First comes humanity

Parashat VeYikra

BURNT OFFERING: A print from the Phillip Medhurst Collection of Bible illustrations at St. George’s Court, Kidderminster, England (photo credit: Wikimedia Commons)
BURNT OFFERING: A print from the Phillip Medhurst Collection of Bible illustrations at St. George’s Court, Kidderminster, England
(photo credit: Wikimedia Commons)
This Shabbat, we begin reading the third of the five books of the Bible: Leviticus. This book is also called “The Torah of the Kohanim (Priests),” since it essentially deals with halachot (Jewish laws) pertaining to the priests in the Temple, and one of the main subjects is sacrifices.
Many people interpret the Hebrew word for sacrifice, korban, as surrendering something for the good of God, a sort of ritual of exchange whereby man gives his god an animal or some food item and through this concession he appeases his anger and pleases his god. In Judaism, this interpretation is rejected for a simple reason: God, the Creator of all, and the All Powerful, does not need a thing; He does not ask humans to give up anything for Him or lose anything for Him. The Jewish interpretation of the term korban is from the Hebrew root of the word that means “to get closer.” Through the act of sacrificing, a person (Jew and non-Jew alike) comes closer to God. The sacrifice is an expression of a close, intimate relationship between man and God.
In the books of the Prophets written during the First Temple period and even before, we find great criticism of what was then the prevalent concept of sacrifices in the Jewish nation. Samuel, Isaiah, Micah, Hosea and Jeremiah often admonished the nation that saw ritual sacrifice as a way to atone for moral and social injustices. These prophets did not object to the sacrifices themselves; they were loyal to the Torah that commanded sacrifices, and some are documented as having offered sacrifices themselves. Yet they fiercely objected to making the sacrifices the basis of worshiping God at a time when the nation was in dire need of moral reform.

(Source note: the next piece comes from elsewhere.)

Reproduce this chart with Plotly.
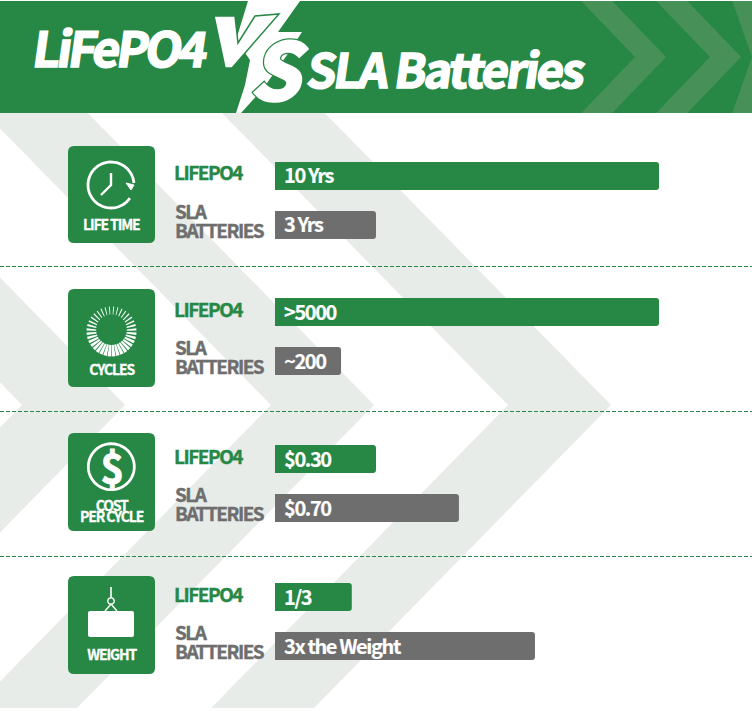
import numpy as np
import plotly.graph_objects as go

# ---- data ----
GROUP_NAMES = ["LIFE TIME", "CYCLES", "COST PER CYCLE", "WEIGHT"]
SERIES = ["LIFEPO4", "SLA BATTERIES"]
BAR_LABELS = [["10 Yrs", "3 Yrs"], [">5000", "~200"], ["$0.30", "$0.70"], ["1/3", "3x the Weight"]]
# bar length as a percentage of the longest bar
BAR_LENGTHS = [[100, 26.3], [100, 17.2], [26.3, 47.9], [20, 67.7]]

GREEN = "#278845"
GREY = "#6e6e6e"
LIGHT = "#e7ece9"
STRIPE = "#479158"
FONT = "Noto Sans CJK SC"
W, H = 752, 711

def pth(points, close=True):
    return "M" + " L".join(f"{x:.2f},{y:.2f}" for x, y in points) + (" Z" if close else "")

def rrect(x0, y0, x1, y1, r):
    return (f"M{x0+r},{y0} L{x1-r},{y0} Q{x1},{y0} {x1},{y0+r} L{x1},{y1-r} Q{x1},{y1} {x1-r},{y1} "
            f"L{x0+r},{y1} Q{x0},{y1} {x0},{y1-r} L{x0},{y0+r} Q{x0},{y0} {x0+r},{y0} Z")

shapes = []
def add(path, fill=None, line=None, lw=0):
    d = dict(type="path", path=path, xref="x", yref="y", layer="below",
             line=dict(width=lw, color=line or "rgba(0,0,0,0)"))
    if fill:
        d["fillcolor"] = fill
    shapes.append(d)

# background chevrons
ay, s, top, bot = 405, 0.98, 113, 708
for tip in [125, 374, 611]:
    inner = tip - 103
    add(pth([(inner - s*(ay-top), top), (tip - s*(ay-top), top), (tip, ay),
             (tip - s*(bot-ay), bot), (inner - s*(bot-ay), bot), (inner, ay)]), fill=LIGHT)

# header
add(pth([(0, 1), (W, 1), (W, 113), (0, 113)]), fill=GREEN)
for outer in [666, 741, 817]:
    inn = outer - 31
    hy, hs = 57, 0.96
    pts = [(inn - hs*56, 1), (outer - hs*56, 1), (outer, hy), (outer - hs*56, 113), (inn - hs*56, 113), (inn, hy)]
    add(pth([(min(x, W), y) for x, y in pts]), fill=STRIPE)
# lightning bolt + V
add(pth([(248, 1), (300, 1), (278, 32), (302, 32), (287, 55), (262, 90), (241, 113), (236, 113),
         (245, 85), (250, 60), (236, 40)]), fill="#ffffff")
add(pth([(214, 16), (235, 16), (238, 43), (255, 16), (279, 14), (232, 68), (225, 68)]),
    fill="#ffffff", line=GREEN, lw=1.5)

# icon tiles
TILES = [(146, 243), (289, 387), (433, 531), (576, 674)]
for t0, t1 in TILES:
    add(rrect(68, t0, 155, t1, 6), fill=GREEN)
# dashed separators
for yy in [266.5, 411.5, 556.5]:
    shapes.append(dict(type="line", xref="x", yref="y", x0=0, x1=W, y0=yy, y1=yy, layer="below",
                       line=dict(color=GREEN, width=1, dash="4px,2px")))

def arc(cx, cy, r, a0, a1, n=60):
    a = np.radians(np.linspace(a0, a1, n))
    return list(zip(cx + r*np.cos(a), cy + r*np.sin(a)))

# clock icon
add(pth(arc(111, 185, 23, 35, 355), close=False), line="#ffffff", lw=2.8)
add(pth([(111, 173), (111, 185), (101, 195)], close=False), line="#ffffff", lw=2.4)
add(pth([(126, 183), (134, 185), (131, 190)]), fill="#ffffff", line="#ffffff", lw=1)
# cycles icon
cx, cy = 111.5, 331.5
for k in range(36):
    ang = 360/36*k + 5
    f = (1 + np.sin(np.radians(ang))) / 2       # 0 at top, 1 at bottom
    half = 10/2*(0.22 + 0.62*f)
    ro, ri = 25, 17 - 3.5*f
    a0, a1 = np.radians(ang-half), np.radians(ang+half)
    add(pth([(cx+ro*np.cos(a0), cy+ro*np.sin(a0)), (cx+ro*np.cos(a1), cy+ro*np.sin(a1)),
             (cx+ri*np.cos(a1), cy+ri*np.sin(a1)), (cx+ri*np.cos(a0), cy+ri*np.sin(a0))]), fill="#ffffff")
# dollar icon
add(pth(arc(111.3, 466.7, 23, 0, 360, 90)), line="#ffffff", lw=2.8)
# weight icon
add(rrect(88, 611, 134, 637, 2), fill="#ffffff")
add(pth([(111, 587), (111, 598)], close=False), line="#ffffff", lw=1.6)
add(pth(arc(111, 601, 3.2, 0, 360, 30)), line="#ffffff", lw=1.4)
add(pth([(105, 611), (111, 604), (117, 611)], close=False), line="#ffffff", lw=1.4)

# ---- bars: one hidden category axis per group, sharing one value axis ----
ROW_CENTRES = [(176, 225), (312, 361), (459, 508), (597, 646)]
PITCH = 49
fig = go.Figure()
layout_axes = {}
ann = []
def text(x, y, t, size, color, anchor="left", xref="x", yref="y", **kw):
    f = dict(family=FONT, size=size, color=color, weight=700)
    f.update(kw.pop("font", {}))
    ann.append(dict(x=x, y=y, text=t, xref=xref, yref=yref, showarrow=False, xanchor=anchor,
                    yanchor="middle", align=anchor, font=f, **kw))

for i, vals in enumerate(BAR_LENGTHS):
    yname = f"y{i+2}"
    c0, c1 = ROW_CENTRES[i]
    y_top, y_bot = c0 - PITCH/2, c1 + PITCH/2
    layout_axes[f"yaxis{i+2}"] = dict(domain=[1 - y_bot/H, 1 - y_top/H], type="category", visible=False,
                                      categoryorder="array", categoryarray=SERIES,
                                      range=[1.5, -0.5], anchor="x2", fixedrange=True)
    fig.add_trace(go.Bar(y=SERIES, x=vals, orientation="h", xaxis="x2", yaxis=yname,
                         marker=dict(color=[GREEN, GREY], line=dict(width=0), cornerradius=3),
                         width=28/PITCH, hoverinfo="skip", showlegend=False))
    for j, lab in enumerate(BAR_LABELS[i]):
        text(0, SERIES[j], lab, 20, "#ffffff", xref="x2", yref=yname, xshift=7, yshift=1)
    text(172, SERIES[0], "LIFEPO4", 19, GREEN, yref=yname, yshift=4)
    text(172.5, SERIES[1], "SLA<br>BATTERIES", 19, GREY, yref=yname, yshift=2)

# tile captions
text(111.5, 224, "LIFE TIME", 14, "#ffffff", "center")
text(111.5, 369, "CYCLES", 14, "#ffffff", "center")
text(111.5, 514, "COST<br>PER CYCLE", 14, "#ffffff", "center")
text(111.5, 654, "WEIGHT", 14, "#ffffff", "center")
text(111.3, 466, "$", 40, "#ffffff", "center")
# header title
text(32, 46, "LiFePO4", 48, "#ffffff")
text(306, 67, "SLA Batteries", 47, "#ffffff")
text(275, 66, "S", 78, "#ffffff", "center", font=dict(style="italic"),
     captureevents=False, name="s-top")

fig.update_layout(
    width=W, height=H, margin=dict(l=0, r=0, t=0, b=0, pad=0), autosize=False,
    paper_bgcolor="#ffffff", plot_bgcolor="rgba(0,0,0,0)", showlegend=False, barmode="overlay",
    xaxis=dict(domain=[0, 1], range=[0, W], visible=False, anchor="y", fixedrange=True),
    yaxis=dict(domain=[0, 1], range=[H, 0], visible=False, anchor="x", fixedrange=True),
    xaxis2=dict(domain=[275/W, 659/W], range=[0, 100], visible=False, anchor="y2", fixedrange=True),
    shapes=shapes, annotations=ann, **layout_axes,
)
POST = """
document.body.style.margin='0';
document.querySelectorAll('.annotation-text').forEach(function(t){
  var c=t.textContent, sz=parseFloat(t.style.fontSize), title=(c==='LiFePO4'||c==='SLA Batteries');
  t.style.letterSpacing = c==='LiFePO4' ? '-0.07em' : (c==='SLA Batteries' ? '-0.05em' : (sz===20 ? '-0.07em' : '-0.08em'));
  t.style.stroke = '#ffffff';
  if(sz===19){ t.style.stroke = t.style.fill; }
  t.style.strokeWidth = (c==='S' ? 3.5 : sz*(title?0.035:(sz===20?0.008:0.02)))+'px';
  if(c==='S'){
    /* green keyline behind the white S: a stroked copy of the same text */
    var u=t.cloneNode(true);
    u.style.stroke='#278845'; u.style.fill='#278845'; u.style.strokeWidth='6px';
    t.parentNode.insertBefore(u,t);
  }
  if(title){ t.style.transformBox='fill-box'; t.style.transformOrigin='center'; t.style.transform='skewX(-8deg)'; }
  var lines=t.querySelectorAll('tspan.line');
  if(lines.length>1){ lines[1].setAttribute('dy', c.indexOf('COST')===0 ? '0.8em' : '1em'); }
});
"""
fig.write_html("out.html", post_script=POST, config=dict(displayModeBar=False))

This perspective is not obvious. We do not find such an attitude regarding any other commandments. For example, a Jew who does not put on tefillin (phylacteries) on a daily basis is not told that due to his spiritual state he is exempt from keeping Shabbat. Every commandment has its own privilege and obligation, and not fulfilling one commandment does not conflict with the fulfillment of another. It is only in regard to sacrifices that we find an outlook that says that so long as the nation is not morally upright, there should not be sacrifices. Why is this?
The explanation for this lies again in the interpretation of the word korban as being connected to the word for closeness. In Judaism, the sacrifice is an expression of the close relationship between man and God. But in order for man to get closer to God, he must be worthy. The clear-cut demand expressed by the prophets is that man must live up to high standards of morality. Only a person who acts with compassion, does acts of charity, opens his heart to others – only such a person is worthy of being close to God.

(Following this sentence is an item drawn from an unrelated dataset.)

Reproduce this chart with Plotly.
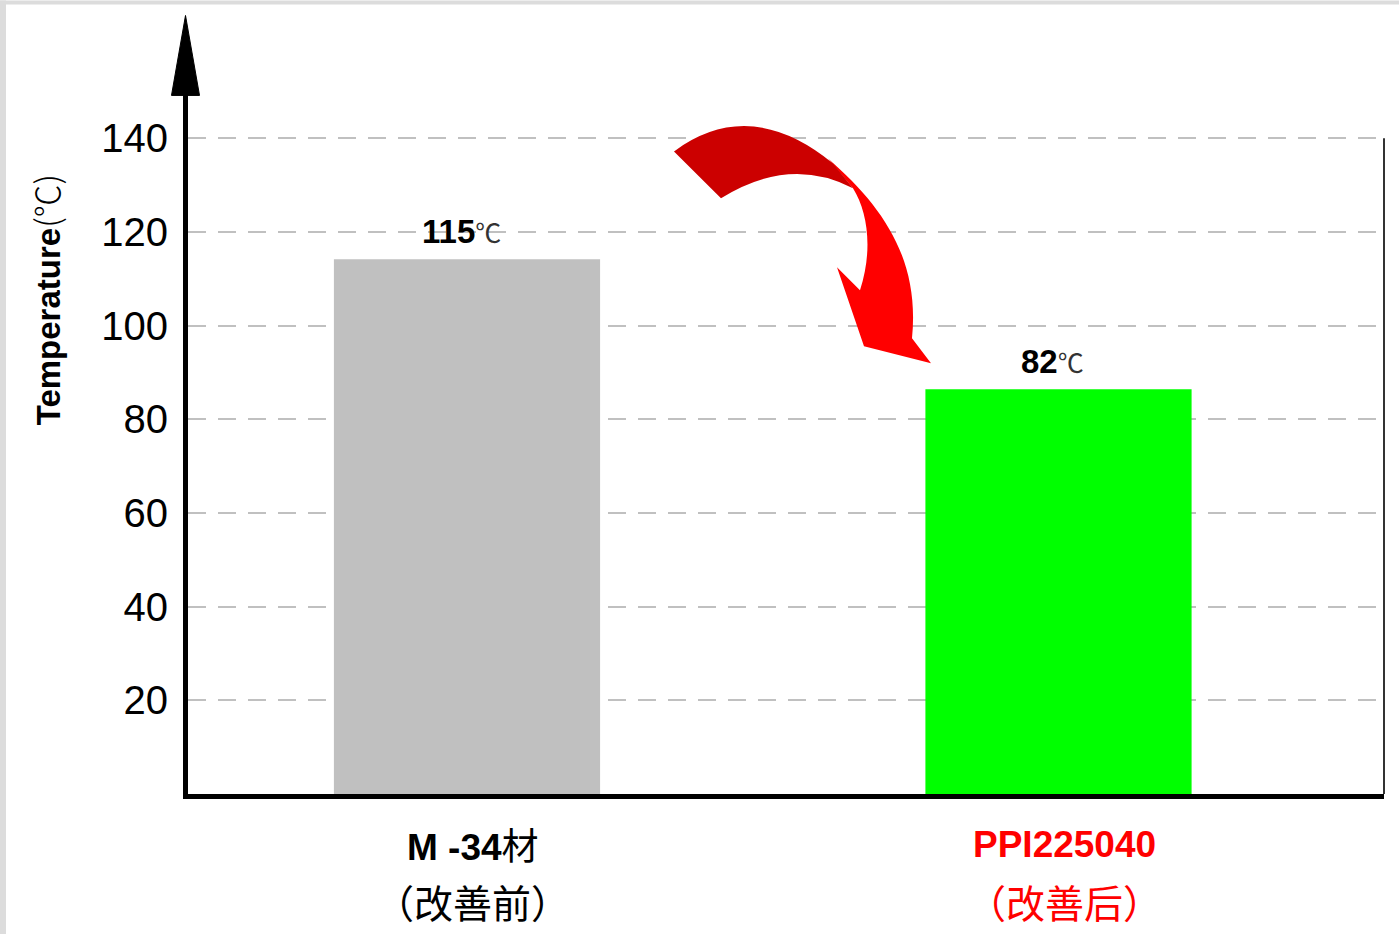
import plotly.graph_objects as go

# ---- data ----
categories_main = ["M -34", "PPI225040"]
categories_suffix = ["材", ""]
categories_sub = ["（改善前）", "（改善后）"]
temps = [114.2, 86.4]          # bar heights
temp_labels = ["115", "82"]    # printed labels
unit = "℃"
bar_colors = ["#C0C0C0", "#00FF00"]
label_colors = ["#000000", "#FF0000"]
yticks = [20, 40, 60, 80, 100, 120, 140]

W, H = 1399, 934
L, R, T, B = 188, 1384, 135.6, 794
PW, PH = R - L, B - T
YMAX = 140.5
AX = L - 2.5   # centre of the y axis line in pixels

def px(x):
    return (x - L) / PW

def py(y):
    return (B - y) / PH

def path(points_cmds):
    out = []
    for cmd, pts in points_cmds:
        s = cmd
        for (x, y) in pts:
            s += f" {px(x):.5f},{py(y):.5f}"
        out.append(s)
    return " ".join(out) + " Z"

xpos = list(range(len(temps)))
c1, c2 = 467, 1058.5
ppu = c2 - c1
fig = go.Figure()
fig.add_trace(go.Bar(x=xpos, y=temps, width=0.45, marker=dict(color=bar_colors, line=dict(width=0)),
                     hoverinfo="skip"))

NARROW = "Liberation Sans Narrow, Arial Narrow, Liberation Sans"
CJK = "Noto Sans CJK SC"

annotations = []
# value labels
for i, (v, lab) in enumerate(zip(temps, temp_labels)):
    annotations.append(dict(
        x=i - 0.01, y=v, xref="x", yref="y", yanchor="bottom", yshift=7, showarrow=False,
        text=f"<b>{lab}</b><span style='font-family:{CJK};font-size:26px;color:#333333'>{unit}</span>",
        font=dict(family=NARROW, size=33, color="#000000")))
# category labels
for i in range(len(categories_main)):
    annotations.append(dict(
        x=i + 0.01, y=0, xref="x", yref="paper", yanchor="middle", yshift=-50, showarrow=False,
        text=f"<b>{categories_main[i]}</b><span style='font-family:{CJK}'>{categories_suffix[i]}</span>",
        font=dict(family=NARROW, size=37, color=label_colors[i])))
    annotations.append(dict(
        x=i + 0.01, y=0, xref="x", yref="paper", yanchor="middle", yshift=-107, showarrow=False,
        text=categories_sub[i], font=dict(family=CJK, size=39, color=label_colors[i])))
# y title
annotations.append(dict(
    x=px(46), y=py(300), xref="paper", yref="paper", xanchor="center", yanchor="middle",
    showarrow=False, textangle=-90,
    text=f"<b>Temperature</b><span style='font-family:{CJK};font-weight:300'>(℃)</span>",
    font=dict(family="Liberation Sans", size=33, color="#000000")))

shapes = [
    # outer gray frame strips
    dict(type="rect", xref="paper", yref="paper", x0=px(0), x1=px(6), y0=py(934), y1=py(0),
         fillcolor="#DCDCDC", line=dict(width=0), layer="below"),
    dict(type="rect", xref="paper", yref="paper", x0=px(0), x1=px(1399), y0=py(4), y1=py(0),
         fillcolor="#DCDCDC", line=dict(width=0), layer="below"),
    # right frame line
    dict(type="line", xref="paper", yref="paper", x0=1, x1=1, y0=0, y1=140 / YMAX,
         line=dict(color="#333333", width=2)),
    # y-axis extension and arrow head
    dict(type="line", xref="paper", yref="paper", x0=px(AX), x1=px(AX), y0=0.5, y1=py(93),
         line=dict(color="#000000", width=5)),
    dict(type="path", xref="paper", yref="paper",
         path=path([("M", [(AX - 14, 95)]), ("L", [(AX + 14, 95)]), ("L", [(AX, 15)])]),
         fillcolor="#000000", line=dict(color="#000000", width=1)),
    # curved arrow, light part
    dict(type="path", xref="paper", yref="paper",
         path=path([("M", [(828, 158)]), ("C", [(882, 205), (920, 258), (912, 338)]),
                    ("L", [(931, 363)]), ("L", [(864, 346)]), ("L", [(837, 267)]),
                    ("L", [(860, 290)]), ("C", [(873, 250), (868, 212), (853, 188)])]),
         fillcolor="#FF0000", line=dict(width=0)),
    # curved arrow, dark part
    dict(type="path", xref="paper", yref="paper",
         path=path([("M", [(674, 151)]), ("Q", [(750, 95), (833, 163)]), ("L", [(853, 188)]),
                    ("Q", [(790, 155), (721, 198)])]),
         fillcolor="#CC0000", line=dict(width=0)),
]

fig.update_layout(
    width=W, height=H,
    margin=dict(l=L, r=W - R, t=T, b=H - B, pad=0),
    paper_bgcolor="#FFFFFF", plot_bgcolor="#FFFFFF",
    showlegend=False,
    annotations=annotations, shapes=shapes,
    xaxis=dict(range=[(L - c1) / ppu, (R - c1) / ppu], showticklabels=False, ticks="",
               showgrid=False, zeroline=False, showline=True, linecolor="#000000", linewidth=5,
               fixedrange=True),
    yaxis=dict(range=[0, YMAX], tickvals=yticks, ticks="", ticklabelstandoff=7,
               tickfont=dict(family="Liberation Sans", size=40, color="#000000"),
               showgrid=True, gridcolor="#C0C0C0", gridwidth=2, griddash="18px,12px",
               zeroline=False, showline=True, linecolor="#000000", linewidth=5, fixedrange=True),
)

fig.write_html("out.html", config={"displayModeBar": False},
               post_script="document.body.style.margin='0';document.body.style.padding='0';")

This perspective that guided the admonishments of the prophets, and about which they warned time and time again, was that the sacrifice was not a means through which man could surrender something and thus appease God’s anger. This misconception led people to behave abominably, only to then rush to the Temple to offer a sacrifice and assume mistakenly that they had been saved from God’s wrath over their misdemeanor. The prophets wanted to abolish this misconception, and even warned that it would lead to the destruction of the Temple.
And indeed, the Temple was destroyed. God does not want sacrifices that are based on this misconception. So He stopped, and still prevents, us from sacrificing to Him. Even after the Temple’s destruction, we have to root out this mistaken concept and internalize the prophets’ perspective, which sees sacrifices as the second stage of worshiping God.
First, we must be moral and honest people. Only when we create a morally upright society that has compassion for the poor and unfortunate and helps them will we be privileged, with God’s help, to have that intimate and lofty closeness that comes through sacrifice.
The writer is the rabbi of the Western Wall and Holy Sites.